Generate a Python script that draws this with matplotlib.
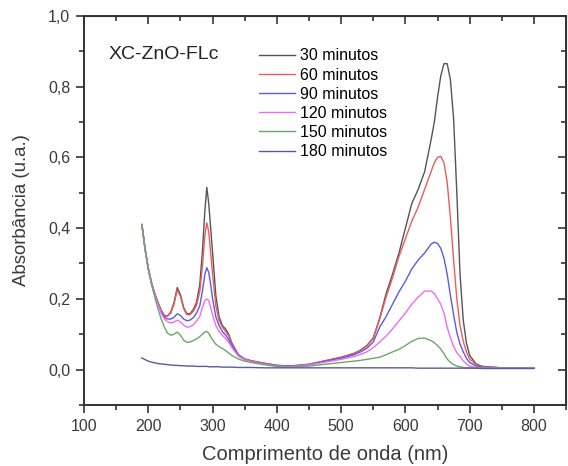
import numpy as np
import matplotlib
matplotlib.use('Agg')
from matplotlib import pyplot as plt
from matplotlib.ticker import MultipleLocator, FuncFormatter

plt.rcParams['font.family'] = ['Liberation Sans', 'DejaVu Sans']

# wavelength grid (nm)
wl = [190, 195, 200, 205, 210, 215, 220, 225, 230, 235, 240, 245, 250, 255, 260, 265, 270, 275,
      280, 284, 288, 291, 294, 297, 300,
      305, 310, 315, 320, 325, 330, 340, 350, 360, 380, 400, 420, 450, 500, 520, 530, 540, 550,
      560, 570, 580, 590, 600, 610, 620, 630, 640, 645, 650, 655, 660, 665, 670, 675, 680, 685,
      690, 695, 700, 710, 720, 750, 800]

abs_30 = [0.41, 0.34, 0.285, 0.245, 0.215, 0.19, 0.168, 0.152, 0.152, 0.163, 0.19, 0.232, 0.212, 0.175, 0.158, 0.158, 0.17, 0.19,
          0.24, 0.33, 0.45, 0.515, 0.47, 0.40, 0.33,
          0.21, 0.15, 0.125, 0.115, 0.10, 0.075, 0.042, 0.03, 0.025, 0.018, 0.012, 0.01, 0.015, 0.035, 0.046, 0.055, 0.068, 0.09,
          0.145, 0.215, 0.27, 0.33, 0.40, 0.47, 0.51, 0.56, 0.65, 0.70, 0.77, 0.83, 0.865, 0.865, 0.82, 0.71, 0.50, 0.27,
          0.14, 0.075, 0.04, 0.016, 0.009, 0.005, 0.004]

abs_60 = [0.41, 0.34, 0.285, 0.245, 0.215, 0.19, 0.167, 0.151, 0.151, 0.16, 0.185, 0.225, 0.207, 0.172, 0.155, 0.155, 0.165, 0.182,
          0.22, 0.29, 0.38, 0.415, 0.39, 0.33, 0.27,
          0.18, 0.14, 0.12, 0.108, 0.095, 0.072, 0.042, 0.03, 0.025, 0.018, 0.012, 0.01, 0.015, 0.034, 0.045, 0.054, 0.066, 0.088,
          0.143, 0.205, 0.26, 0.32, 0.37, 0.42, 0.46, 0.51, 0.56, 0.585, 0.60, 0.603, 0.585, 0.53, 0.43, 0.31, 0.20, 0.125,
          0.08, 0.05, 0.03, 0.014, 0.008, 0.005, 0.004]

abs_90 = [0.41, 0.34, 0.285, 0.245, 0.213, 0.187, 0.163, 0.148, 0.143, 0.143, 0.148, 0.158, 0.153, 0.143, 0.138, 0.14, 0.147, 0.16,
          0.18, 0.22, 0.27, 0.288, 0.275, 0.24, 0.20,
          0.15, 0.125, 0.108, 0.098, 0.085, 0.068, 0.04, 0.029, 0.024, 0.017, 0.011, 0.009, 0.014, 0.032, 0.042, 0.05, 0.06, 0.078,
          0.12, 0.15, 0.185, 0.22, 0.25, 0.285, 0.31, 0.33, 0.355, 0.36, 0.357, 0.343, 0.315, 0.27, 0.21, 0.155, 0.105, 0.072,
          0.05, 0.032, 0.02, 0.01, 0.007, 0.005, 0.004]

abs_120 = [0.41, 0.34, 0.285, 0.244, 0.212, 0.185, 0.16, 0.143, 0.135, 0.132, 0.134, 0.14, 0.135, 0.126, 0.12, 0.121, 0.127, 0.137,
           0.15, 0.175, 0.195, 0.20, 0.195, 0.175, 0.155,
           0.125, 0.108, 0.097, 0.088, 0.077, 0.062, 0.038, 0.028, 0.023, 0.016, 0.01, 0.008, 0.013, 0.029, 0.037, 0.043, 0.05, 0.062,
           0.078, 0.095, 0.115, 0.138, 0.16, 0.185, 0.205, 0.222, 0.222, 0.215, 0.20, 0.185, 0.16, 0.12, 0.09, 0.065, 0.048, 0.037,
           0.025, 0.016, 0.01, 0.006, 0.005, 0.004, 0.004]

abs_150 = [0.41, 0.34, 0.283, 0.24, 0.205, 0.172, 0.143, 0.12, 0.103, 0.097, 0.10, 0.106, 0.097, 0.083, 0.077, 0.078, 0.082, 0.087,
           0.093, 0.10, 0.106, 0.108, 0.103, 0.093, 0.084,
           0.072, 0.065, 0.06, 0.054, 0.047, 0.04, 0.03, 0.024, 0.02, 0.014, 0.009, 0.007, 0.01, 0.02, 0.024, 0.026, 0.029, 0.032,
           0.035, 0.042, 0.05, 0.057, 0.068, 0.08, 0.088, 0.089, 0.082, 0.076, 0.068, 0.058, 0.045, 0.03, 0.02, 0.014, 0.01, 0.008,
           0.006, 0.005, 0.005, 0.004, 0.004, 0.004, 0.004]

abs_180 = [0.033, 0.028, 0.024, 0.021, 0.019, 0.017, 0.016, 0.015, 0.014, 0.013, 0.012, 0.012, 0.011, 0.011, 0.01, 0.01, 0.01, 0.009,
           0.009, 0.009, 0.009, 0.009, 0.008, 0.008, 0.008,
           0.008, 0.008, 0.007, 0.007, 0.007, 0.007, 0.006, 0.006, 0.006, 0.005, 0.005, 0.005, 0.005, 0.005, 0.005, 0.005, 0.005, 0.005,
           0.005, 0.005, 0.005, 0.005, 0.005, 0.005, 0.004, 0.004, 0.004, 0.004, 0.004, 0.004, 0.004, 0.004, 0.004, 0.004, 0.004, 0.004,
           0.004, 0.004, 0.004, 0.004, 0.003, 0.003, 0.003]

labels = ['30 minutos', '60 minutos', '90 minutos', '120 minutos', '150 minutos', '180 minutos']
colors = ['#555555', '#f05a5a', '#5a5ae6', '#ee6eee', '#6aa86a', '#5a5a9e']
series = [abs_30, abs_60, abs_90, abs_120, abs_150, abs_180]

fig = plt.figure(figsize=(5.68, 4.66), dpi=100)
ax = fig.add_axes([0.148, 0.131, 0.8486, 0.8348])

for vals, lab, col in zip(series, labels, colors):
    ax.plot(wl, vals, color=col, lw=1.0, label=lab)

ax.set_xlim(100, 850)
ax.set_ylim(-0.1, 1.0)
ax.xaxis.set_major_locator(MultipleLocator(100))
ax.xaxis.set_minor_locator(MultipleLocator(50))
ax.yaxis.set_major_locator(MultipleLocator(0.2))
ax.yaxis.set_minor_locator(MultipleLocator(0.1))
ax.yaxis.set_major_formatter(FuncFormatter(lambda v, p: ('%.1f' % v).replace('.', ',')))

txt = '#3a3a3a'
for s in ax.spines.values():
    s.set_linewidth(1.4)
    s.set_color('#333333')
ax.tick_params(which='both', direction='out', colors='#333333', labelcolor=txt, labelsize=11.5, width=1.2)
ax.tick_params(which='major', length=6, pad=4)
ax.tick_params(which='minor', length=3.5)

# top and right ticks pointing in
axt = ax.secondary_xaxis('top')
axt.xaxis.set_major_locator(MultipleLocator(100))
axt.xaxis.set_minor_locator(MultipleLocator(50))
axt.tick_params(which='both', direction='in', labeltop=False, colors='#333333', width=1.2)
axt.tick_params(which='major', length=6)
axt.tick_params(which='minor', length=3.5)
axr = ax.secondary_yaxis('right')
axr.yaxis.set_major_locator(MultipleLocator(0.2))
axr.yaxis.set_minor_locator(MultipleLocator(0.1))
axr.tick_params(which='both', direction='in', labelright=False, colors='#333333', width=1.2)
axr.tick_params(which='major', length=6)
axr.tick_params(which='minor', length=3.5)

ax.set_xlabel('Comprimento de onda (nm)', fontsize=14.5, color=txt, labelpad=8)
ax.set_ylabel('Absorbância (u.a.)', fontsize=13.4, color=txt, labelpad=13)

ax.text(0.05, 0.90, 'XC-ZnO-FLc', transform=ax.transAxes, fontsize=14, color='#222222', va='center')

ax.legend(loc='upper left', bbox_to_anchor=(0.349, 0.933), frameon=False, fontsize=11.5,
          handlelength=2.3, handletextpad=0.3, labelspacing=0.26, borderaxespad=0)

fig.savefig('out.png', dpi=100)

===============

EXERCISE DESCRIPTION: Repeat the listing above exactly from its first line to the line containing "plt.rcParams['font.family'] = ['Liberation", both included, and omit the pictures.

EXERCISE RESULT:
Generate a Python script that draws this with matplotlib.
import numpy as np
import matplotlib
matplotlib.use('Agg')
from matplotlib import pyplot as plt
from matplotlib.ticker import MultipleLocator, FuncFormatter

plt.rcParams['font.family'] = ['Liberation Sans', 'DejaVu Sans']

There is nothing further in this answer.